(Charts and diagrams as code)

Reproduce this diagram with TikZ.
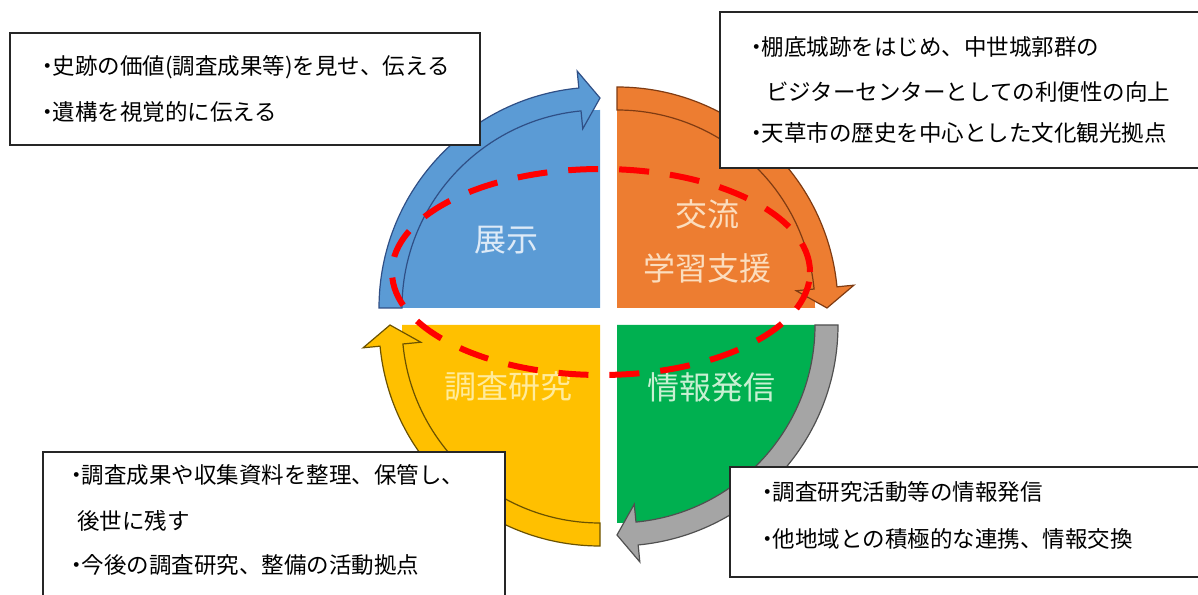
\documentclass[tikz,border=0pt]{standalone}
\usepackage{fontspec}
\newfontfamily\jpfont{Noto Sans CJK JP}
\usepackage{tikz}
\usetikzlibrary{calc}
\usepackage{xcolor}
\definecolor{tenjiblue}{HTML}{5B9BD5}
\definecolor{tenjiline}{HTML}{2F4F86}
\definecolor{kouryuorange}{HTML}{ED7D31}
\definecolor{kouryuline}{HTML}{7F3B12}
\definecolor{chousayellow}{HTML}{FFC000}
\definecolor{chousaline}{HTML}{6B5200}
\definecolor{jouhougreen}{HTML}{00B050}
\definecolor{jouhougray}{HTML}{A5A5A5}
\definecolor{jouhouline}{HTML}{505050}
\definecolor{tenjitext}{HTML}{DDEAF7}
\definecolor{kouryutext}{HTML}{FBDDBE}
\definecolor{chousatext}{HTML}{FFEB9C}
\definecolor{jouhoutext}{HTML}{C8F0D2}
\tikzstyle{band} = [line width=1.2pt, line join=miter]
\tikzstyle{quadlabel} = [inner sep=0pt, align=center, font=\jpfont\fontsize{32}{54}\selectfont]
\tikzstyle{redloop} = [draw=red, line width=6pt, dash pattern=on 30pt off 21pt]
\tikzstyle{notebox} = [draw=black!85, fill=white, line width=1.3pt]
\tikzstyle{noteline} = [anchor=west, inner sep=0pt, font=\jpfont\fontsize{22.5}{22.5}\selectfont]
\newcommand{\bulletjp}{\kern-5pt・\kern-6pt}

\begin{document}
\begin{tikzpicture}[x=1pt, y=1pt]
    \useasboundingbox (0,0) rectangle (1198,594);
    % corners of the quarters
    \coordinate (cb) at (600,286);
    \coordinate (co) at (617,286);
    \coordinate (cg) at (617,269);
    \coordinate (cy) at (600,269);
    % quarters
    \fill[tenjiblue] (cb) -- ++(-198,0) arc[start angle=180, end angle=90, radius=198pt] -- cycle;
    \fill[kouryuorange] (co) -- ++(0,198) arc[start angle=90, end angle=0, radius=198pt] -- cycle;
    \fill[jouhougreen] (cg) -- ++(198,0) arc[start angle=0, end angle=-90, radius=198pt] -- cycle;
    \fill[chousayellow] (cy) -- ++(0,-198) arc[start angle=270, end angle=180, radius=198pt] -- cycle;
    % curved arrows
    \filldraw[band, fill=tenjiblue, draw=tenjiline] ($(cb)+(180:221)$) arc[start angle=180, end angle=95.5, radius=221pt]
        -- ($(cb)+(95.5:238)$) -- ($(cb)+(90:210)$) -- ($(cb)+(95.5:180)$) -- ($(cb)+(95.5:198)$)
        arc[start angle=95.5, end angle=180, radius=198pt] -- cycle;
    \filldraw[band, fill=kouryuorange, draw=kouryuline] ($(co)+(90:221)$) arc[start angle=90, end angle=5.5, radius=221pt]
        -- ($(co)+(5.5:238)$) -- ($(co)+(0:210)$) -- ($(co)+(5.5:180)$) -- ($(co)+(5.5:198)$)
        arc[start angle=5.5, end angle=90, radius=198pt] -- cycle;
    \filldraw[band, fill=jouhougray, draw=jouhouline] ($(cg)+(0:221)$) arc[start angle=0, end angle=-84.5, radius=221pt]
        -- ($(cg)+(-84.5:238)$) -- ($(cg)+(-90:210)$) -- ($(cg)+(-84.5:180)$) -- ($(cg)+(-84.5:198)$)
        arc[start angle=-84.5, end angle=0, radius=198pt] -- cycle;
    \filldraw[band, fill=chousayellow, draw=chousaline] ($(cy)+(270:221)$) arc[start angle=270, end angle=185.5, radius=221pt]
        -- ($(cy)+(185.5:238)$) -- ($(cy)+(180:210)$) -- ($(cy)+(185.5:180)$) -- ($(cy)+(185.5:198)$)
        arc[start angle=185.5, end angle=270, radius=198pt] -- cycle;
    % quarter labels
    \node[quadlabel, text=tenjitext] (tenji) at (506,354) {展示};
    \node[quadlabel, text=kouryutext] (kouryu) at (707,353) {交流\\学習支援};
    \node[quadlabel, text=chousatext] (chousa) at (508,208) {調査研究};
    \node[quadlabel, text=jouhoutext] (jouhou) at (711,207) {情報発信};
    % red dashed loop
    \draw[redloop] (601,322) ellipse [x radius=209pt, y radius=103pt];
    % boxes
    \draw[notebox] (10,449) rectangle (480,561);
    \node[noteline] (ten1) at (41,527) {\bulletjp 史跡の価値(調査成果等)を見せ、伝える};
    \node[noteline] (ten2) at (41,482) {\bulletjp 遺構を視覚的に伝える};
    \draw[notebox] (720,426) rectangle (1210,582);
    \node[noteline] (ko1) at (750,547) {\bulletjp 棚底城跡をはじめ、中世城郭群の};
    \node[noteline] (ko2) at (766,502) {ビジターセンターとしての利便性の向上};
    \node[noteline] (ko3) at (750,461) {\bulletjp 天草市の歴史を中心とした文化観光拠点};
    \draw[notebox] (43,-10) rectangle (505,142);
    \node[noteline] (ch1) at (70,119) {\bulletjp 調査成果や収集資料を整理、保管し、};
    \node[noteline] (ch2) at (77,73) {後世に残す};
    \node[noteline] (ch3) at (70,29) {\bulletjp 今後の調査研究、整備の活動拠点};
    \draw[notebox] (730,17) rectangle (1210,127);
    \node[noteline] (jo1) at (761,102) {\bulletjp 調査研究活動等の情報発信};
    \node[noteline] (jo2) at (761,55) {\bulletjp 他地域との積極的な連携、情報交換};
\end{tikzpicture}
\end{document}
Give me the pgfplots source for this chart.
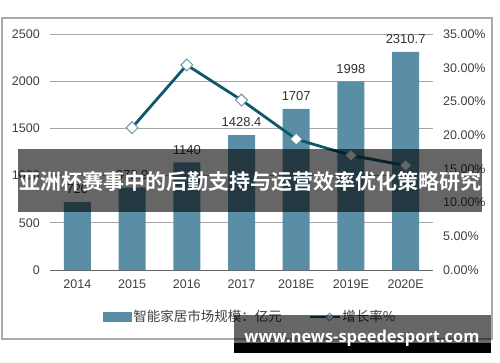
\documentclass[border=0pt]{standalone}
\usepackage{pgfplots}
\pgfplotsset{compat=1.18}
\usepackage{graphicx}
\usepackage{fontspec}
\setmainfont{Liberation Sans}
\newfontfamily\cjk{Noto Sans CJK SC}[BoldFont={Noto Sans CJK SC Bold}]
\newfontfamily\wm{Open Sans}
\usetikzlibrary{shapes.geometric}
\definecolor{barc}{RGB}{90,142,166}
\definecolor{linec}{RGB}{14,88,110}
\definecolor{mkc}{RGB}{100,150,172}
\definecolor{txt}{RGB}{64,64,64}
\definecolor{gridc}{RGB}{166,166,166}
\definecolor{framec}{RGB}{170,170,170}
\begin{document}
\begin{tikzpicture}
\path[use as bounding box, fill=white] (0pt,0pt) rectangle (500pt,362pt);
\draw[framec, line width=1.5pt] (2pt,23pt) rectangle (492pt,344pt);
\begin{axis}[
  at={(50pt,92pt)}, anchor=south west, scale only axis,
  width=383pt, height=236pt,
  xmin=-0.5, xmax=6.5, ymin=0, ymax=2500,
  xtick={0,...,6},
  xticklabels={2014,2015,2016,2017,2018E,2019E,2020E},
  ytick={0,500,...,2500},
  /pgf/number format/.cd, 1000 sep={}, assume math mode=true, /pgfplots/.cd,
  major tick length=0pt,
  axis x line*=bottom, axis y line*=left,
  y axis line style={draw=none},
  x axis line style={-, draw=txt!80, line width=1pt},
  ymajorgrids, grid style={gridc, line width=0.8pt},
  tick label style={font=\fontsize{12.5}{14}\selectfont, text=txt},
  yticklabel style={anchor=east, inner sep=0pt, xshift=-10pt},
  xticklabel style={anchor=north, inner sep=0pt, yshift=-10pt},
  legend style={draw=none, fill=none, at={(0.522,-0.199)}, anchor=center,
    font=\cjk\fontsize{13.5}{15}\selectfont, text=txt,
    legend columns=2, column sep=0pt,
    /tikz/every even column/.append style={column sep=26pt},
    nodes={inner sep=1pt}},
  legend cell align=left,
]
\addplot[ybar, bar width=27pt, fill=barc, draw=none,
  point meta=explicit symbolic, nodes near coords,
  nodes near coords style={font=\fontsize{13}{15}\selectfont, text=txt!80!black, anchor=south, inner sep=0pt, yshift=8pt},
  legend image code/.code={\fill[barc] (0pt,-5pt) rectangle (29pt,5pt);}]
  coordinates {(0,720)[720] (1,872.9)[872.9] (2,1140)[1140] (3,1428.4)[1428.4] (4,1707)[1707] (5,1998)[1998] (6,2310.7)[2310.7]};
\addlegendentry{智能家居市场规模：亿元}
\addlegendimage{legend image code/.code={\draw[linec, line width=2.5pt] (0pt,0pt) -- (30pt,0pt); \node[diamond, draw=mkc, fill=white, inner sep=0pt, minimum size=8pt, line width=0.8pt] at (15pt,0pt) {};}}
\addlegendentry{增长率\%}
\end{axis}
\begin{axis}[
  at={(50pt,92pt)}, anchor=south west, scale only axis,
  width=383pt, height=236pt,
  xmin=-0.5, xmax=6.5, ymin=0, ymax=35,
  axis x line=none, axis y line*=right,
  y axis line style={draw=none},
  major tick length=0pt,
  ytick={0,5,...,35},
  yticklabels={0.00\%,5.00\%,10.00\%,15.00\%,20.00\%,25.00\%,30.00\%,35.00\%},
  tick label style={font=\fontsize{12.5}{14}\selectfont, text=txt},
  yticklabel style={anchor=west, inner sep=0pt, xshift=10pt},
]
\addplot[linec, line width=2.8pt, mark=square*, mark size=4.2pt,
  mark options={fill=white, draw=mkc, line width=1pt, rotate=45}]
  coordinates {(1,21.1) (2,30.4) (3,25.2) (4,19.4) (5,17.0) (6,15.5)};
\end{axis}
\fill[black, opacity=0.6] (18pt,150pt) rectangle (482pt,213pt);
\node[text=white, font=\cjk\bfseries\fontsize{21}{24}\selectfont] at (250pt,181pt) {亚洲杯赛事中的后勤支持与运营效率优化策略研究};
\fill[black, opacity=0.6] (234pt,19pt) rectangle (491pt,47pt);
\fill[black] (234pt,9pt) rectangle (491pt,19pt);
\node[text=white, font=\wm\bfseries, anchor=base, inner sep=0pt] at (362pt,20pt) {\resizebox{235pt}{!}{www.news-speedesport.com}};
\end{tikzpicture}
\end{document}
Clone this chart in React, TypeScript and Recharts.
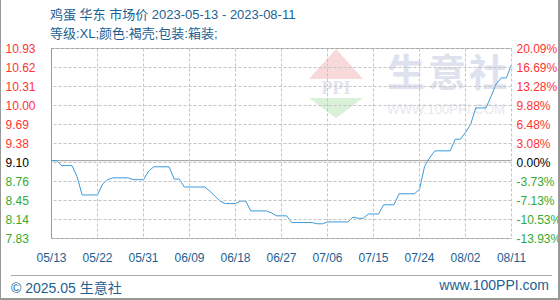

GIVEN TASK
Take every line above carrying "this" and return it.

THE COMPLETED TASK
Reproduce this diagram with TikZ.
Give me the pgfplots source for this chart.
Clone this chart in React, TypeScript and Recharts.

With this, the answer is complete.